Science and The Absurd

Adams’ works were drenched in criticism and convention-breaking. His self-proclaimed “radical atheism” was also widely present in his works, through his ridicule of mystical thinking and his criticism of the concept of the existence of God.

Despite the great absurdity in his books, they expressed great appreciation for rationality and scientific thinking, while acknowledging the limits of human knowledge and its littleness in the face of the big questions posed by the universe. The innovative science in his books is based on absurdity, however, such as an improbability-based propulsion method, or advanced calculations that are based on the unique mathematics of waiters’ checkbooks. 
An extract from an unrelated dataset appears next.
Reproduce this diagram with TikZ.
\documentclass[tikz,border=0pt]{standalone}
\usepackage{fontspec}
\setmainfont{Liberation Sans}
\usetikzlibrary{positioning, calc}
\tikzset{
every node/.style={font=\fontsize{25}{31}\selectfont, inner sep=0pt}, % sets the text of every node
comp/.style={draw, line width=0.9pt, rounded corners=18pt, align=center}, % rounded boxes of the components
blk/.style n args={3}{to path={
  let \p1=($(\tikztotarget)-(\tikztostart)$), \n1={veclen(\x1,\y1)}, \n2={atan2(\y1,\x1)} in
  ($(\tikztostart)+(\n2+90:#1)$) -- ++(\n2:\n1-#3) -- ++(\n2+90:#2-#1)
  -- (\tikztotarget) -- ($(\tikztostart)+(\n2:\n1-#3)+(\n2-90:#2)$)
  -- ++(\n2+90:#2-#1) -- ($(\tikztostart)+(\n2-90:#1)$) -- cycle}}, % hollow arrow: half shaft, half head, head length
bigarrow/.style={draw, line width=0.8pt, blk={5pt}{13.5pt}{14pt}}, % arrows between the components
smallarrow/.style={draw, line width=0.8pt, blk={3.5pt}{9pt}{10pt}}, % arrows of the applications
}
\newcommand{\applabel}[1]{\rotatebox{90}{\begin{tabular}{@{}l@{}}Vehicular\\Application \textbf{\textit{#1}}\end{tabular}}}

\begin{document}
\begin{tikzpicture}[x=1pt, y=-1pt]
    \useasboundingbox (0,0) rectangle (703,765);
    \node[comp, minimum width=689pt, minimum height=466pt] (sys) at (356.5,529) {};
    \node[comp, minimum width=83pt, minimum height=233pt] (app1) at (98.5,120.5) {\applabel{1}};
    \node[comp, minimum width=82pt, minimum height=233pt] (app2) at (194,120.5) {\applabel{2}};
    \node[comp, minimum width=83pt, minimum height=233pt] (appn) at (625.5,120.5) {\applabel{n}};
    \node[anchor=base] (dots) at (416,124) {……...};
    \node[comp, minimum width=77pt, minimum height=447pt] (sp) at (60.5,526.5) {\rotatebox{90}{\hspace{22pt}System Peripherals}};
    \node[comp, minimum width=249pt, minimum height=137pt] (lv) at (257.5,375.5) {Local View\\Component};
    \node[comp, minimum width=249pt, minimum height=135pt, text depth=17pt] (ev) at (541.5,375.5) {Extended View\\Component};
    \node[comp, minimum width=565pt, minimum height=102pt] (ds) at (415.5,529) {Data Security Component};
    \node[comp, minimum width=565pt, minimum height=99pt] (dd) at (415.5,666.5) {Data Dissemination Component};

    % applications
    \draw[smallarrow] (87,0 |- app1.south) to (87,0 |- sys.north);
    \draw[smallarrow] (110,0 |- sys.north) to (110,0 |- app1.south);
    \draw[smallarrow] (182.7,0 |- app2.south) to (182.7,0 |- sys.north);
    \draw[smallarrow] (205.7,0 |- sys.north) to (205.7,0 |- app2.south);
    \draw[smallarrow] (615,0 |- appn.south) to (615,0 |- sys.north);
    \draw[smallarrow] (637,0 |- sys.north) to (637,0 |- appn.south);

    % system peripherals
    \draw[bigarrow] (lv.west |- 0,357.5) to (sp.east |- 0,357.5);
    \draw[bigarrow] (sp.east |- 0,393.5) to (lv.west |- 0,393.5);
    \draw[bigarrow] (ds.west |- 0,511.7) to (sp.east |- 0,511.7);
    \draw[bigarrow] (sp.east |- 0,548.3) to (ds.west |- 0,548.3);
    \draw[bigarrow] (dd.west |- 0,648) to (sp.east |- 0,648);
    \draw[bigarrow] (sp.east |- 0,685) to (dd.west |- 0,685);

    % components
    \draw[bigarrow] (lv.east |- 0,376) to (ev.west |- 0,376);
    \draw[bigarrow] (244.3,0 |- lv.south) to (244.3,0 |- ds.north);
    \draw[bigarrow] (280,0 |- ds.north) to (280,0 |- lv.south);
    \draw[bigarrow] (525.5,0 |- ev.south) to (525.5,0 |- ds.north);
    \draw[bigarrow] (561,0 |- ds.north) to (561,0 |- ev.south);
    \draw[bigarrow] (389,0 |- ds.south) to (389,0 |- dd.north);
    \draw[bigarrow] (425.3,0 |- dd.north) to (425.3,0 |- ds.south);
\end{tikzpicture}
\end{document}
The Hitchhiker's Guide books have become a great success worldwide. All the novels of the series have been translated into multiple languages, as were the Dirk Gently books; the nonfiction book Last Chance to See, which deals with endangered species; and The Salmon of Doubt: Hitchhiking the Galaxy One Last Time, which is a posthumous collection of short stories, unpublished material and unfinished passages and thoughts from Adams’ estate.
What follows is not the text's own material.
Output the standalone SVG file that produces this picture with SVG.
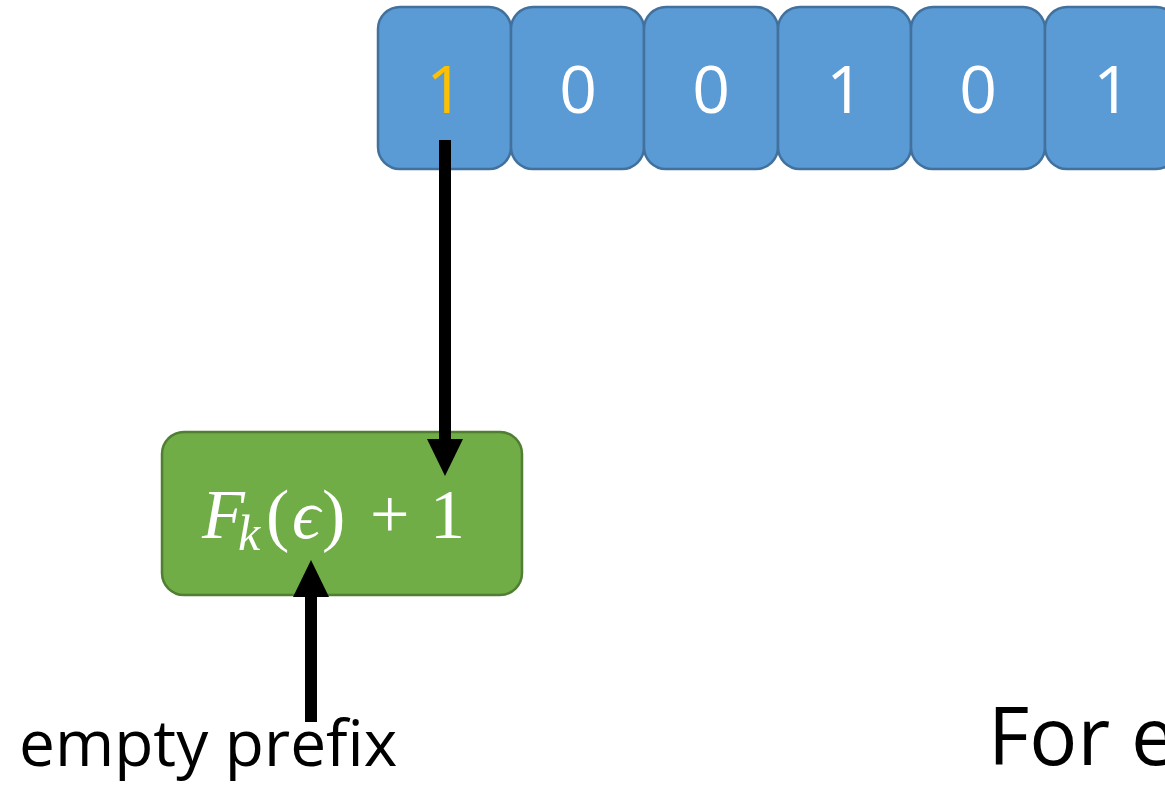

Adams was also involved in the writing of episodes for the British science-fiction TV program “Doctor Who”, wrote the computer game “Starship Titanic”, played the guitar and was even invited to accompany Pink Floyd on his 42nd birthday. But despite his varied and rich career, he also frequently suffered from writer’s block and was infamous for his inability to meet deadlines. 

On May 11, 2001, at the young age of 49, Adams died of a heart attack after a workout at the gym. Two weeks after his passing, his fans declared May 25th “International Towel Day” as a tribute to his life and work, and it is still celebrated worldwide to this day. 

He received a special Google Doodle in his honor, and even an asteroid named after him: DA42 2001, which includes his initials, the year of his passing and, naturally, the fateful number 42.

When entrepreneur Elon Musk launched his Tesla car into space in 2018 as a dummy cargo in a launch experiment of his new rocket, which was meant to travel to the moon and to Mars, the words ‘DON’T PANIC!’ flashed on the vehicle’s dashboard and a towel was placed in the glove compartment – a fitting gesture to Adams.

In Israel, a veteran online science-fiction magazine ‘Don’t Panic’ (Bli Panika), edited by yours truly, was named in tribute to him. 

So Long Douglas, and Thanks for All the Books.